Regiment rides the Rio Grande
Bermuda’s soldiers enjoyed a morning out on the water to experience a raft-up, Jamaican style.
Troops from Support Company took a break from tough training in the heat, mud and mosquitoes of the Jamaican jungle to experience a raft trip on the Rio Grande river.
Lance Corporal Sandy Benevides, a storeman in Quartermasters’ Company, said: “It was really relaxing.
The 25-year-old delivery driver from Pembroke added: “The water was nice and smooth. It’s definitely something I would do again.
“It’s a switch-up from our daily work routine. It’s good to get to play tourist for a little while.”
The soldiers joined the rafts, homemade from bamboo on site, around five kilometres up the Rio Grande and rafted down to where the waterway joins the Caribbean Sea.
The boats stopped along the way at riverside stalls selling local delicacies and souvenirs.
Lance Corporal Michael Furtz, 26, from Warwick, said: “I got a bit of a tan: I’m ready for summer in Bermuda now.”
The motor transport specialist, a service technician at soft drinks firm Barritt’s, added: “It’s definitely been a good wind down after hustling and bustling since we got here. Motor transport does a lot of early mornings.”
Private Tallia Zuill, 19, from Warwick, a member of A Company, said: “We stopped off along the way and it was great to see all the different food. It was nothing I’ve ever had before.”
While Support Company was river rafting, the Royal Bermuda Regiment Band and Corps of Drums tuned up at Titchfield Camp for a concert in nearby Port Antonio after successfully completing joint training with their Jamaican Defence Force counterparts at Up Park Camp in Kingston and rifle qualification at the Twickenham ranges.
They also performed at historic Devon House in Kingston in front of top Jamaican Defence Force officers, Governor George Fergusson and other dignitaries and will play again tomorrow in Montego Bay.
The Bermuda musicians performed a concert just off Port Antonio’s town square and an impromptu one in the bandstand at the Errol Flynn Marina, where their bus was parked.
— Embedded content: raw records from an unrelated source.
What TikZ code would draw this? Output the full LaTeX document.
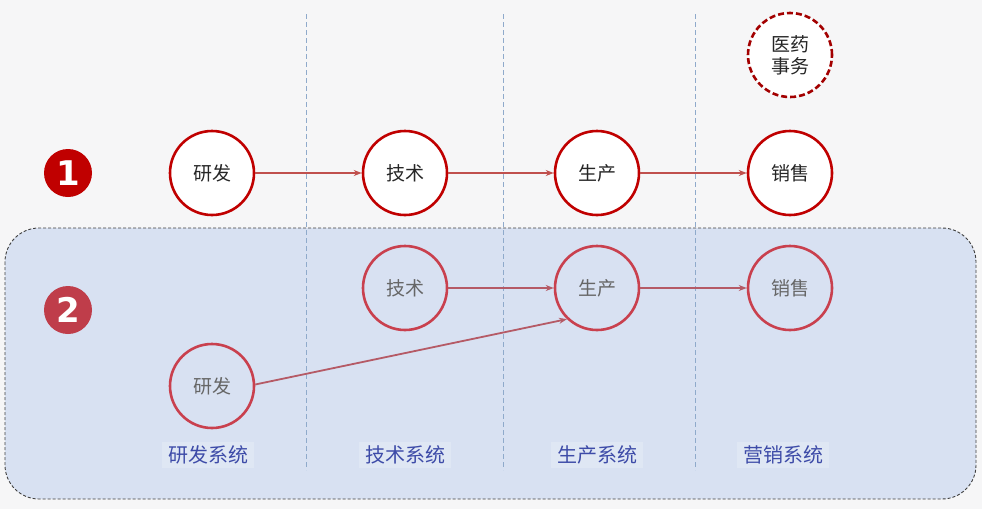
\documentclass[tikz,border=0pt]{standalone}
\usepackage{fontspec}
\newfontfamily\cjk{Noto Sans CJK SC}
\setmainfont{DejaVu Sans}
\usetikzlibrary{arrows.meta}
\definecolor{bgpage}{HTML}{F6F6F7}
\definecolor{panel}{HTML}{D8E1F2}
\definecolor{deepred}{HTML}{C00000}
\definecolor{softred}{HTML}{C9404E}
\definecolor{arrowred}{HTML}{C0504D}
\definecolor{arrowsoft}{HTML}{B55A66}
\definecolor{labelblue}{HTML}{3D4BA8}
\definecolor{gridblue}{HTML}{8FAACB}
\tikzset{
  x=1pt, y=-1pt,
  topnode/.style={circle, draw=deepred, line width=2.6pt, fill=white, minimum size=84pt, inner sep=0pt, font=\cjk\fontsize{19}{21}\selectfont, text=black!85},
  lownode/.style={circle, draw=softred, line width=2.6pt, minimum size=84pt, inner sep=0pt, font=\cjk\fontsize{19}{21}\selectfont, text=black!60},
  flow/.style={draw=arrowred, line width=1.8pt, -{Stealth[length=8pt,width=6pt]}},
  flowsoft/.style={draw=arrowsoft, line width=1.8pt, -{Stealth[length=8pt,width=6pt]}},
  syslabel/.style={font=\cjk\fontsize{20}{22}\selectfont, text=labelblue, fill=white, fill opacity=0.2, text opacity=1, inner xsep=6pt, inner ysep=4pt},
  divider/.style={draw=gridblue, line width=0.9pt, dash pattern=on 5pt off 3pt},
  badge/.style={circle, minimum size=48pt, inner sep=0pt, text=white, font=\bfseries\fontsize{34}{34}\selectfont}
}
\begin{document}
\begin{tikzpicture}
\useasboundingbox (0,0) rectangle (982,509);
\fill[bgpage] (0,0) rectangle (982,509);
% panel
\draw[fill=panel, draw=black!75, line width=0.9pt, dash pattern=on 3pt off 2pt, rounded corners=34pt] (5,228) rectangle (976,499);
% dividers
\coordinate (d1t) at (306,14); \coordinate (d1b) at (306,470);
\coordinate (d2t) at (503,14); \coordinate (d2b) at (503,470);
\coordinate (d3t) at (695,14); \coordinate (d3b) at (695,470);
\draw[divider] (d1t) -- (d1b);
\draw[divider] (d2t) -- (d2b);
\draw[divider] (d3t) -- (d3b);
% badges
\node[badge, fill=deepred] (b1) at (68,173) {1};
\node[badge, fill=softred!95!black] (b2) at (68,310) {2};
% top row
\node[topnode] (r1) at (212,173) {研发};
\node[topnode] (t1) at (405,173) {技术};
\node[topnode] (p1) at (597,173) {生产};
\node[topnode] (s1) at (790,173) {销售};
\node[topnode, draw=deepred!85!black, dash pattern=on 6pt off 3pt, align=center, font=\cjk\fontsize{19}{22}\selectfont] (m1) at (790,55) {医药\\事务};
\draw[flow] (r1) -- (t1);
\draw[flow] (t1) -- (p1);
\draw[flow] (p1) -- (s1);
% second row
\node[lownode] (t2) at (405,288) {技术};
\node[lownode] (p2) at (597,288) {生产};
\node[lownode] (s2) at (790,288) {销售};
\node[lownode] (r2) at (212,386) {研发};
\draw[flowsoft] (t2) -- (p2);
\draw[flowsoft] (p2) -- (s2);
\draw[flowsoft] (r2.2) -- (p2.226);
% labels
\node[syslabel] (l1) at (208,455) {研发系统};
\node[syslabel] (l2) at (405,455) {技术系统};
\node[syslabel] (l3) at (597,455) {生产系统};
\node[syslabel] (l4) at (783,455) {营销系统};
\end{tikzpicture}
\end{document}
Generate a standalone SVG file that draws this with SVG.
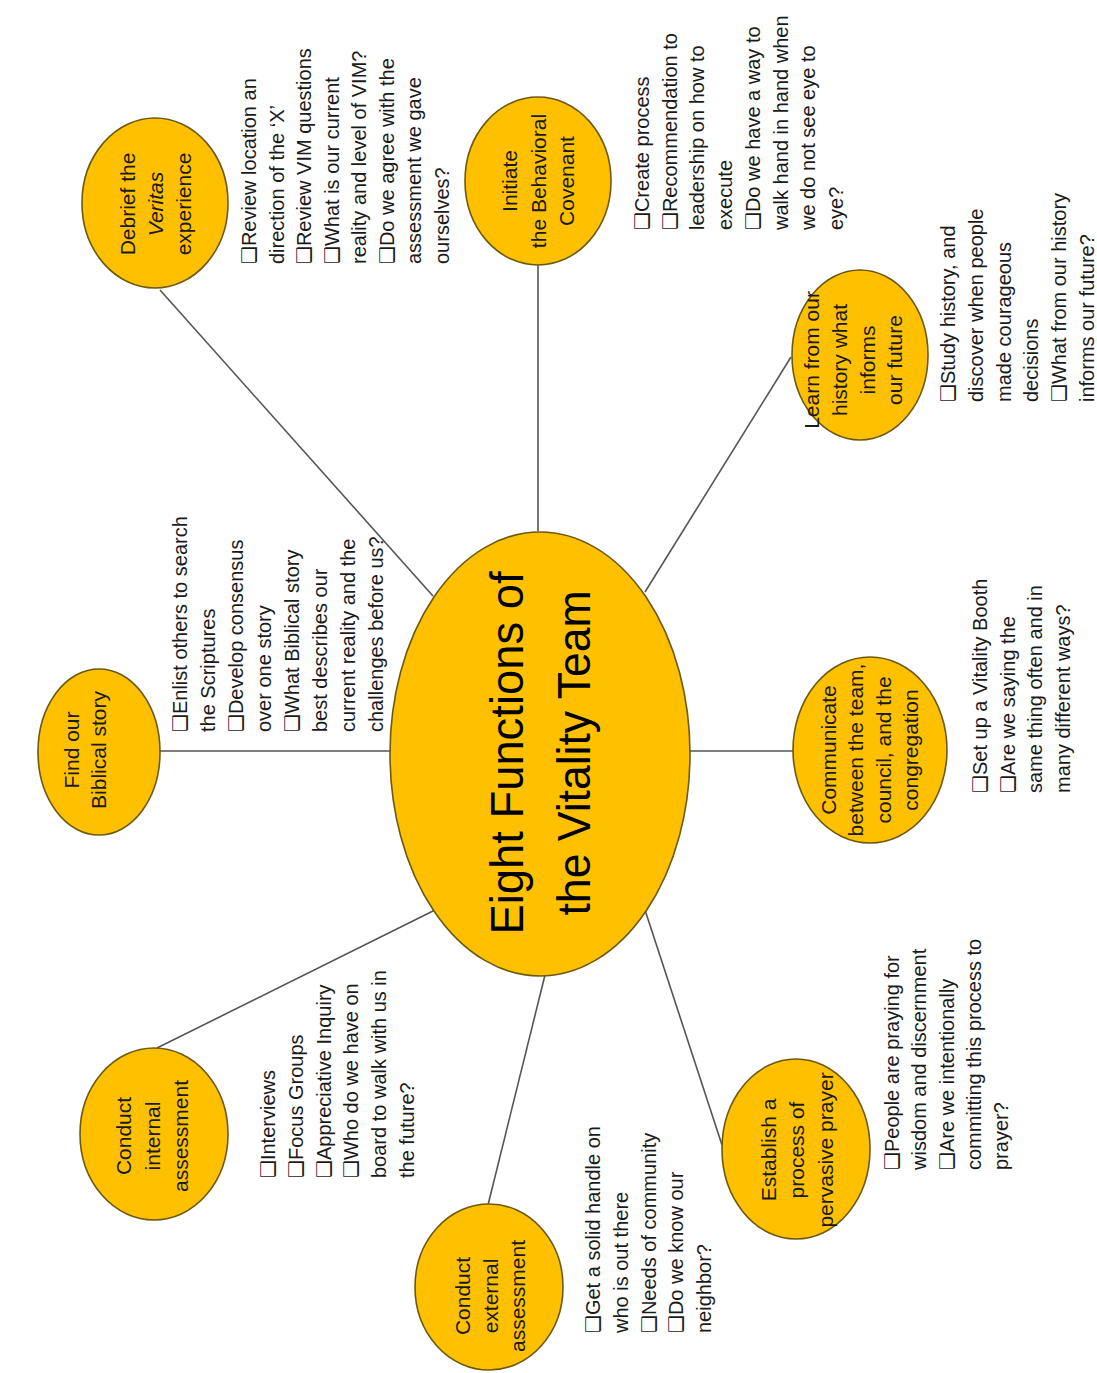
<svg xmlns="http://www.w3.org/2000/svg" width="1097" height="1373" viewBox="0 0 1097 1373">
<style>
.bg{fill:#ffffff}
.node{fill:#FFC000;stroke:#6b5a10;stroke-width:1.6}
.conn line{stroke:#555555;stroke-width:1.6}
.lbl{font-family:"Liberation Sans",Arial,sans-serif;font-size:21px;fill:#1a1a1a;text-anchor:middle}
.chk{font-family:"Liberation Sans","DejaVu Sans",Arial,sans-serif;font-size:20px;fill:#1a1a1a}
.title{font-family:"Liberation Sans",Arial,sans-serif;font-size:47px;fill:#000;text-anchor:middle}
</style>
<rect class="bg" x="0" y="0" width="1097" height="1373"/>

<g id="connectors" class="conn">
  <line x1="160" y1="290" x2="433" y2="596"/>
  <line x1="538" y1="265" x2="538" y2="531"/>
  <line x1="791" y1="357" x2="645" y2="592"/>
  <line x1="160" y1="751" x2="391" y2="751"/>
  <line x1="689" y1="751" x2="793" y2="751"/>
  <line x1="157" y1="1048" x2="435" y2="910"/>
  <line x1="488" y1="1205" x2="545" y2="975"/>
  <line x1="645" y1="910" x2="722" y2="1145"/>
</g>

<g id="center">
  <ellipse class="node" cx="540" cy="754" rx="150" ry="222"/>
  <g transform="translate(523,753) rotate(-90)">
    <text class="title" x="0" y="0" textLength="363" lengthAdjust="spacingAndGlyphs">Eight Functions of</text>
    <text class="title" x="0" y="67" textLength="325" lengthAdjust="spacingAndGlyphs">the Vitality Team</text>
  </g>
</g>

<g id="debrief">
  <ellipse class="node" cx="155" cy="203" rx="73" ry="85"/>
  <g transform="translate(135,204) rotate(-90)">
    <text class="lbl" x="0" y="0">Debrief the</text>
    <text class="lbl" x="0" y="28" font-style="italic">Veritas</text>
    <text class="lbl" x="0" y="56">experience</text>
  </g>
  <g transform="translate(256,264) rotate(-90)">
    <text class="chk" x="0" y="0">❑Review location an</text>
    <text class="chk" x="0" y="27.5">direction of the ‘X’</text>
    <text class="chk" x="0" y="55">❑Review VIM questions</text>
    <text class="chk" x="0" y="82.5">❑What is our current</text>
    <text class="chk" x="0" y="110">reality and level of VIM?</text>
    <text class="chk" x="0" y="137.5">❑Do we agree with the</text>
    <text class="chk" x="0" y="165">assessment we gave</text>
    <text class="chk" x="0" y="192.5">ourselves?</text>
  </g>
</g>

<g id="initiate">
  <ellipse class="node" cx="538" cy="181" rx="73" ry="84"/>
  <g transform="translate(517,181) rotate(-90)">
    <text class="lbl" x="0" y="0">Initiate</text>
    <text class="lbl" x="0" y="29">the Behavioral</text>
    <text class="lbl" x="0" y="57">Covenant</text>
  </g>
  <g transform="translate(649,230) rotate(-90)">
    <text class="chk" x="0" y="0">❑Create process</text>
    <text class="chk" x="0" y="27.7">❑Recommendation to</text>
    <text class="chk" x="0" y="55.4">leadership on how to</text>
    <text class="chk" x="0" y="83.1">execute</text>
    <text class="chk" x="0" y="110.8">❑Do we have a way to</text>
    <text class="chk" x="0" y="138.5">walk hand in hand when</text>
    <text class="chk" x="0" y="166.2">we do not see eye to</text>
    <text class="chk" x="0" y="193.9">eye?</text>
  </g>
</g>

<g id="learn">
  <ellipse class="node" cx="860" cy="355" rx="68" ry="85"/>
  <g transform="translate(819,360) rotate(-90)">
    <text class="lbl" x="0" y="0">Learn from our</text>
    <text class="lbl" x="0" y="28">history what</text>
    <text class="lbl" x="0" y="56">informs</text>
    <text class="lbl" x="0" y="83">our future</text>
  </g>
  <g transform="translate(955,402) rotate(-90)">
    <text class="chk" x="0" y="0">❑Study history, and</text>
    <text class="chk" x="0" y="27.8">discover when people</text>
    <text class="chk" x="0" y="55.6">made courageous</text>
    <text class="chk" x="0" y="83.4">decisions</text>
    <text class="chk" x="0" y="111.2">❑What from our history</text>
    <text class="chk" x="0" y="139">informs our future?</text>
  </g>
</g>

<g id="biblical">
  <ellipse class="node" cx="99" cy="752" rx="61" ry="83"/>
  <g transform="translate(79,750) rotate(-90)">
    <text class="lbl" x="0" y="0">Find our</text>
    <text class="lbl" x="0" y="27">Biblical story</text>
  </g>
  <g transform="translate(187,732) rotate(-90)">
    <text class="chk" x="0" y="0">❑Enlist others to search</text>
    <text class="chk" x="0" y="28">the Scriptures</text>
    <text class="chk" x="0" y="56">❑Develop consensus</text>
    <text class="chk" x="0" y="84">over one story</text>
    <text class="chk" x="0" y="112">❑What Biblical story</text>
    <text class="chk" x="0" y="140">best describes our</text>
    <text class="chk" x="0" y="168">current reality and the</text>
    <text class="chk" x="0" y="196">challenges before us?</text>
  </g>
</g>

<g id="communicate">
  <ellipse class="node" cx="870" cy="750" rx="77" ry="93"/>
  <g transform="translate(836,750) rotate(-90)">
    <text class="lbl" x="0" y="0">Communicate</text>
    <text class="lbl" x="0" y="27">between the team,</text>
    <text class="lbl" x="0" y="55">council, and the</text>
    <text class="lbl" x="0" y="82">congregation</text>
  </g>
  <g transform="translate(987,793) rotate(-90)">
    <text class="chk" x="0" y="0">❑Set up a Vitality Booth</text>
    <text class="chk" x="0" y="27.5">❑Are we saying the</text>
    <text class="chk" x="0" y="55">same thing often and in</text>
    <text class="chk" x="0" y="82.5">many different ways?</text>
  </g>
</g>

<g id="internal">
  <ellipse class="node" cx="154" cy="1134" rx="74" ry="86"/>
  <g transform="translate(131,1136) rotate(-90)">
    <text class="lbl" x="0" y="0">Conduct</text>
    <text class="lbl" x="0" y="29">internal</text>
    <text class="lbl" x="0" y="57">assessment</text>
  </g>
  <g transform="translate(275,1178) rotate(-90)">
    <text class="chk" x="0" y="0">❑Interviews</text>
    <text class="chk" x="0" y="27.8">❑Focus Groups</text>
    <text class="chk" x="0" y="55.6">❑Appreciative Inquiry</text>
    <text class="chk" x="0" y="83.4">❑Who do we have on</text>
    <text class="chk" x="0" y="111.2">board to walk with us in</text>
    <text class="chk" x="0" y="139">the future?</text>
  </g>
</g>

<g id="external">
  <ellipse class="node" cx="489" cy="1287" rx="74" ry="83"/>
  <g transform="translate(470,1296) rotate(-90)">
    <text class="lbl" x="0" y="0">Conduct</text>
    <text class="lbl" x="0" y="28">external</text>
    <text class="lbl" x="0" y="55">assessment</text>
  </g>
  <g transform="translate(600,1333) rotate(-90)">
    <text class="chk" x="0" y="0">❑Get a solid handle on</text>
    <text class="chk" x="0" y="27.8">who is out there</text>
    <text class="chk" x="0" y="55.6">❑Needs of community</text>
    <text class="chk" x="0" y="83.4">❑Do we know our</text>
    <text class="chk" x="0" y="111.2">neighbor?</text>
  </g>
</g>

<g id="prayer">
  <ellipse class="node" cx="796" cy="1149" rx="74" ry="90"/>
  <g transform="translate(776,1150) rotate(-90)">
    <text class="lbl" x="0" y="0">Establish a</text>
    <text class="lbl" x="0" y="28">process of</text>
    <text class="lbl" x="0" y="57">pervasive prayer</text>
  </g>
  <g transform="translate(899,1170) rotate(-90)">
    <text class="chk" x="0" y="0">❑People are praying for</text>
    <text class="chk" x="0" y="27.3">wisdom and discernment</text>
    <text class="chk" x="0" y="54.6">❑Are we intentionally</text>
    <text class="chk" x="0" y="81.9">committing this process to</text>
    <text class="chk" x="0" y="109.2">prayer?</text>
  </g>
</g>
</svg>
Shavanie Ford, 16, a pupil at Titchfield School, said afterwards: “It’s different from the music in Jamaica. I enjoyed it.”
And PC Elroy Brooks, who stopped with colleagues to enjoy the music, added: “It was good; the movement and the uniforms were great. They were really neat and synchronised.”
Piccolo player Adrien Lewis, 21, from St George’s, said: “It’s always nice to perform for the locals when we are away and they’re always appreciative of the show. It’s always rewarding to perform in public.”
Alto saxophone player Corporal Gary Dowling added: “Jamaica always gives us a warm welcome. There were at least 300 people at Devon House and we had them dancing in the aisles, literally.”
RBR Director of Music Major Dwight Robinson said: “We enjoyed playing in Port Antonio: the drummers’ performance went very well and the trumpeters were very well-received too.”